Back on rue des Halles ....... next to the bread shop, and behind the motor cycles, is a green shop called Destruction des Animaux Nuisibles.
But we just call it 'the rat shop'. Yes! those are rats hanging there.
It must have a hundred rats of various shapes and sizes in the window, together with almost as many methods of catching them.
Looking to the right from our windows we find the local drug sellers, operating from the shop on the right of the Beirut Cafe. They are open twice per day for about 3 hours each time and have people queuing to get in. No-one stays longer than a minute or two, and no-one leaves with anything in their hands.
To see the other local sights we need to go for a walk.
Two shops up from the drug dealer is this gorgeous shoe shop specialising in brightly coloured suede. I am so tempted.
Then its under the colonnade and into the ancient heart of Les Halles - the original market of Paris - to Fontaine des Innocents. It has been here since 1550.
Walking passed the Fontaine des Innocents on our left is the gigantic wavy roof going up over the new shopping centre. This is only the upper level, there are about five or six levels of massive underground complexes below ground.
Once past the big chain stores like NifNaff and Sephora, that border Les Halles, the shops become more bespoke, like the American boot store - El Paso Booty.
Or the military grunge store. Fancy a new band jacket, Adam?

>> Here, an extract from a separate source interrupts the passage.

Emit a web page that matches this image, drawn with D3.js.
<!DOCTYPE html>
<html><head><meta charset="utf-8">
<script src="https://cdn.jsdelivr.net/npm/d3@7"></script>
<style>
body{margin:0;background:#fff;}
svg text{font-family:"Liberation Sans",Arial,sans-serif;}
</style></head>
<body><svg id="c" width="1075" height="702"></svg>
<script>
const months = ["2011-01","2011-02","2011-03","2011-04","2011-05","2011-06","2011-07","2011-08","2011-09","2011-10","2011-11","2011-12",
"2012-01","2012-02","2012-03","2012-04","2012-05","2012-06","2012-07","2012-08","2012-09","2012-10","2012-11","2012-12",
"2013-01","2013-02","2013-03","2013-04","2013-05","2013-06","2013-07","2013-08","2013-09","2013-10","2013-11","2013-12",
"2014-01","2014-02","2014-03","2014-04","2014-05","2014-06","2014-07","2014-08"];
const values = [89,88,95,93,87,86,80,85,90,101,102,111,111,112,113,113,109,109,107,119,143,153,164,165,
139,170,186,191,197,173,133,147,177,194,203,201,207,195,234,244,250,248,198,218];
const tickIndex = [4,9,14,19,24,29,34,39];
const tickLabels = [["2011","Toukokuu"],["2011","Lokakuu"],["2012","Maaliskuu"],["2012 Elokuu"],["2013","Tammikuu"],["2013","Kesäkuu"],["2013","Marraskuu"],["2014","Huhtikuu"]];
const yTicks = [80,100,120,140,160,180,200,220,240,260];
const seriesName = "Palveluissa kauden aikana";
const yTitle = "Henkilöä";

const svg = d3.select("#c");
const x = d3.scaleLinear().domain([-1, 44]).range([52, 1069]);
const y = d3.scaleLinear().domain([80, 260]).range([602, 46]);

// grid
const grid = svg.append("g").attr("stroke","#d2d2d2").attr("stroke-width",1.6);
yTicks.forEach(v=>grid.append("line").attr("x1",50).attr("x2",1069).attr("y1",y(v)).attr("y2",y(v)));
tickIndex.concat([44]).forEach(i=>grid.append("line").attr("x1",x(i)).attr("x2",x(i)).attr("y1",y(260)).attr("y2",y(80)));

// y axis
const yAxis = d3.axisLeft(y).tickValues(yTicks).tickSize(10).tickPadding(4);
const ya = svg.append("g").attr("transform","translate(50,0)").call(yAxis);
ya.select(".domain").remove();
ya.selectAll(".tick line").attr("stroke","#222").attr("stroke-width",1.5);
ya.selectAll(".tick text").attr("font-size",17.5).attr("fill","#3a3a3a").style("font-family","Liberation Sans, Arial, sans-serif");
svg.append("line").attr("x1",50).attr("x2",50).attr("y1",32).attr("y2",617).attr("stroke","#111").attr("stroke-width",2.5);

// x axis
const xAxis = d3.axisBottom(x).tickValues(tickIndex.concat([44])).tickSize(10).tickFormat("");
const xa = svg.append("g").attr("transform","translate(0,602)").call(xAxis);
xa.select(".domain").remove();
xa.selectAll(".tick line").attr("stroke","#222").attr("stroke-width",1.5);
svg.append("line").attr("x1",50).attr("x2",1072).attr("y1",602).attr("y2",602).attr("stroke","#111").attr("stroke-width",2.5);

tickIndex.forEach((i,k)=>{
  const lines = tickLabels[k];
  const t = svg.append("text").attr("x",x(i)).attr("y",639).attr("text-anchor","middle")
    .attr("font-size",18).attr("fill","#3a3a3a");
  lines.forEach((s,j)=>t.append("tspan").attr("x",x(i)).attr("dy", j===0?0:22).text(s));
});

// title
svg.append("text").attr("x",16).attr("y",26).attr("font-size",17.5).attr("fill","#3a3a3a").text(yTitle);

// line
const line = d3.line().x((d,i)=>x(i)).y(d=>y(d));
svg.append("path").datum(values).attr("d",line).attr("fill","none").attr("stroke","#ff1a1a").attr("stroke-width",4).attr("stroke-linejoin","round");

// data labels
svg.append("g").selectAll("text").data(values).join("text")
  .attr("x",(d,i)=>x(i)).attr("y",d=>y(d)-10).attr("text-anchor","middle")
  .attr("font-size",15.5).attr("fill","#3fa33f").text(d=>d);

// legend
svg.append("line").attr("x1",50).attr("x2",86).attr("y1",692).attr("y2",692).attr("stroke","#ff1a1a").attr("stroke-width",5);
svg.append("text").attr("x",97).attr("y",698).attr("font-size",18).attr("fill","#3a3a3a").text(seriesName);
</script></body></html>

Or maybe some ordinary grunge.
Or some snappy black dude gear.
Here's the local plumber in his very classy shop front, with much welding going on inside.
And this is Bunnings. It is enormous, over three levels looking for all the world like Ikea. It includes a garden section and a workbench area with tools available in case you don't have a drill or hammer of your own. No BBQ happening out the front though.
Bunnings was originally Passage de l' Horloge or the Passage of the Clocks and would have looked just like this one very nearby.
Despite much of Les Halles being pedestrian, should you overstay your parking time, this is your fate. Because your car was not impeding traffic flow, it is not towed away - it stays here until you pay the fine and wait for it to be unclamped. If you were illegally parked, you may well come back to find no car at all. We have seen people running down the road after their car that is being towed away.
If you were on the fourth floor like us, and wanted to move house eveything would have to come down this ladder in that metal box - fridge, wardrobes, piano, bed, washer, TV, settees, dining table, pot plants and boxes. They take nothing loose, everything is in boxes. Fascinating especially for the big heavy items. My heart is in my mouth.
And what else but a traditional French restaurant called L'Escargot, on the border of Arr. 1 in the beautiful Montorgueil area. Can you see the golden snail sitting atop the name?